**Task instructions:** Output the entries below exactly as written, omitting pictures.
### Entries supplied ###
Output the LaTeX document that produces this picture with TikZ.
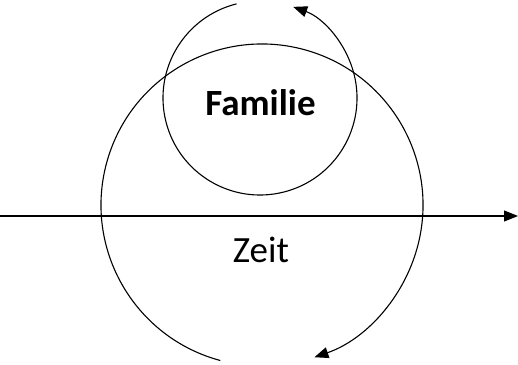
\documentclass[tikz,border=0pt]{standalone}
\usepackage{fontspec}
\setmainfont{Carlito}
\usetikzlibrary{arrows.meta}
\begin{document}
\begin{tikzpicture}[x=1pt,y=1pt,
  line/.style={line width=1.1pt, black},
  tip/.style={-{Triangle[length=14pt,width=11pt]}},
  lbl/.style={font=\fontsize{37}{40}\selectfont, inner sep=0pt, anchor=base}]
\useasboundingbox (0,0) rectangle (518,364);
\coordinate (smallC) at (260,266);
\coordinate (bigC) at (262,159);
\coordinate (axL) at (0,148);
\coordinate (axR) at (518,148);
% small circle arc (Familie)
\draw[line,tip] ([shift={(104:97)}]smallC) arc[start angle=104, end angle=430, radius=97];
% large circle arc
\draw[line,tip] ([shift={(255:161)}]bigC) arc[start angle=255, end angle=-71, radius=161];
% time axis
\draw[line,tip] (axL) -- (axR);
\node[lbl] (familie) at (260.5,248) {\bfseries Familie};
\node[lbl] (zeit) at (261,102) {Zeit};
\end{tikzpicture}
\end{document}
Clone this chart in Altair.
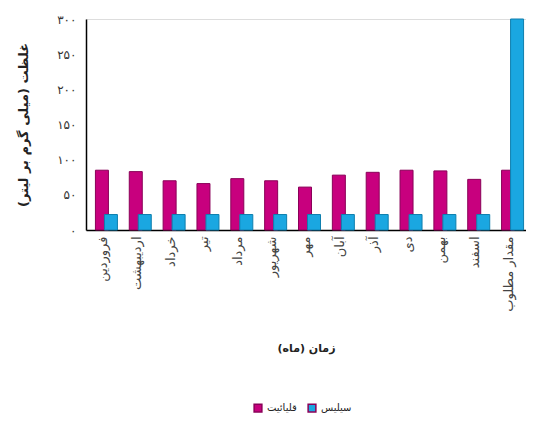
###
**Solution:**
Output the LaTeX document that produces this picture with TikZ.
\documentclass[tikz,border=0pt]{standalone}
\usepackage{fontspec}
\setmainfont{Carlito}
\usetikzlibrary{arrows.meta}
\begin{document}
\begin{tikzpicture}[x=1pt,y=1pt,
  line/.style={line width=1.1pt, black},
  tip/.style={-{Triangle[length=14pt,width=11pt]}},
  lbl/.style={font=\fontsize{37}{40}\selectfont, inner sep=0pt, anchor=base}]
\useasboundingbox (0,0) rectangle (518,364);
\coordinate (smallC) at (260,266);
\coordinate (bigC) at (262,159);
\coordinate (axL) at (0,148);
\coordinate (axR) at (518,148);
% small circle arc (Familie)
\draw[line,tip] ([shift={(104:97)}]smallC) arc[start angle=104, end angle=430, radius=97];
% large circle arc
\draw[line,tip] ([shift={(255:161)}]bigC) arc[start angle=255, end angle=-71, radius=161];
% time axis
\draw[line,tip] (axL) -- (axR);
\node[lbl] (familie) at (260.5,248) {\bfseries Familie};
\node[lbl] (zeit) at (261,102) {Zeit};
\end{tikzpicture}
\end{document}
Clone this chart in Altair.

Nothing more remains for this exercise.